## AIM
Exactly the lines from the start of the data below through the line that contains "var tickFont = 'Liberation Sans';" are to be copied, with pictures left out.

## DATA SEGMENT
— Begin —

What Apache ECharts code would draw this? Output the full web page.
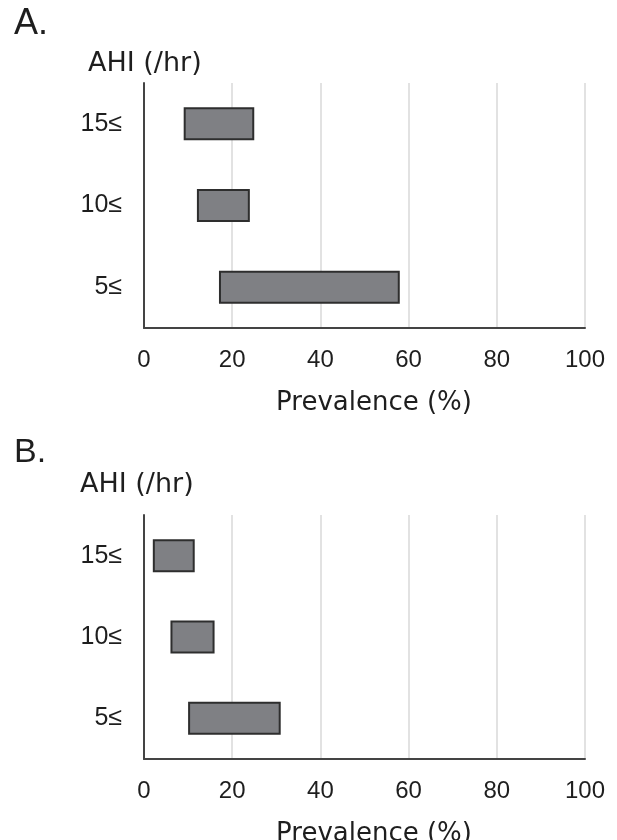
<!DOCTYPE html>
<html>
<head>
<meta charset="utf-8">
<style>html,body{margin:0;padding:0;background:#fff;}#c{width:617px;height:840px;}</style>
<script src="https://cdn.jsdelivr.net/npm/echarts@6/dist/echarts.min.js"></script>
</head>
<body>
<div id="c"></div>
<script>
var categories = ['5≤', '10≤', '15≤'];
var xTicks = [0, 20, 40, 60, 80, 100];
// Panel A: prevalence range (low, high) per AHI threshold
var lowA = [17, 12, 9];
var highA = [58, 24, 25];
// Panel B
var lowB = [10, 6, 2];
var highB = [31, 16, 11.5];

var chart = echarts.init(document.getElementById('c'), null, {renderer: 'canvas'});

function diff(lo, hi) { return hi.map(function (v, i) { return v - lo[i]; }); }

var tickFont = 'Liberation Sans';

function xAxis(idx) {
  return {
    gridIndex: idx, type: 'value', min: 0, max: 100, interval: 20,
    axisLine: {show: true, onZero: false, lineStyle: {color: '#444', width: 2}},
    axisTick: {show: false},
    splitLine: {show: true, lineStyle: {color: '#d9d9d9', width: 1.5}},
    axisLabel: {color: '#1e1e1e', fontSize: 24, fontFamily: tickFont, margin: 20,
      formatter: function (v) { return xTicks.indexOf(v) >= 0 ? String(v) : ''; }}
  };
}
function yAxis(idx) {
  return {
    gridIndex: idx, type: 'category', data: categories,
    axisLine: {show: true, lineStyle: {color: '#444', width: 2}},
    axisTick: {show: false},
    axisLabel: {color: '#1e1e1e', fontSize: 25, fontFamily: tickFont, margin: 22}
  };
}
var barStyle = {color: '#7f8084', borderColor: '#2e2e2e', borderWidth: 2};

var option = {
  animation: false,
  backgroundColor: '#fff',
  grid: [
    {left: 144, right: 32, top: 83, height: 245},
    {left: 144, right: 32, top: 515, height: 244}
  ],
  xAxis: [xAxis(0), xAxis(1)],
  yAxis: [yAxis(0), yAxis(1)],
  series: [
    {type: 'bar', xAxisIndex: 0, yAxisIndex: 0, stack: 'a', data: lowA, barWidth: 33,
      itemStyle: {color: 'transparent'}, silent: true},
    {type: 'bar', xAxisIndex: 0, yAxisIndex: 0, stack: 'a', data: diff(lowA, highA), barWidth: 33,
      itemStyle: barStyle},
    {type: 'bar', xAxisIndex: 1, yAxisIndex: 1, stack: 'b', data: lowB, barWidth: 33,
      itemStyle: {color: 'transparent'}, silent: true},
    {type: 'bar', xAxisIndex: 1, yAxisIndex: 1, stack: 'b', data: diff(lowB, highB), barWidth: 33,
      itemStyle: barStyle}
  ],
  graphic: [
    {type: 'text', left: 14, top: 6, style: {text: 'A.', font: '36px "Liberation Sans"', fill: '#1e1e1e'}},
    {type: 'text', left: 88, top: 50, style: {text: 'AHI (/hr)', font: '27px "DejaVu Sans"', fill: '#1e1e1e'}},
    {type: 'text', x: 374, y: 403, style: {text: 'Prevalence (%)', font: '26px "DejaVu Sans"', fill: '#1e1e1e', align: 'center', verticalAlign: 'middle'}},
    {type: 'text', left: 14, top: 436, style: {text: 'B.', font: '34px "Liberation Sans"', fill: '#1e1e1e'}},
    {type: 'text', left: 80, top: 471, style: {text: 'AHI (/hr)', font: '27px "DejaVu Sans"', fill: '#1e1e1e'}},
    {type: 'text', x: 374, y: 834, style: {text: 'Prevalence (%)', font: '26px "DejaVu Sans"', fill: '#1e1e1e', align: 'center', verticalAlign: 'middle'}}
  ]
};
chart.setOption(option);
</script>
</body>
</html>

— End —

## EXERCISE OUTPUT
What Apache ECharts code would draw this? Output the full web page.
<!DOCTYPE html>
<html>
<head>
<meta charset="utf-8">
<style>html,body{margin:0;padding:0;background:#fff;}#c{width:617px;height:840px;}</style>
<script src="https://cdn.jsdelivr.net/npm/echarts@6/dist/echarts.min.js"></script>
</head>
<body>
<div id="c"></div>
<script>
var categories = ['5≤', '10≤', '15≤'];
var xTicks = [0, 20, 40, 60, 80, 100];
// Panel A: prevalence range (low, high) per AHI threshold
var lowA = [17, 12, 9];
var highA = [58, 24, 25];
// Panel B
var lowB = [10, 6, 2];
var highB = [31, 16, 11.5];

var chart = echarts.init(document.getElementById('c'), null, {renderer: 'canvas'});

function diff(lo, hi) { return hi.map(function (v, i) { return v - lo[i]; }); }

var tickFont = 'Liberation Sans';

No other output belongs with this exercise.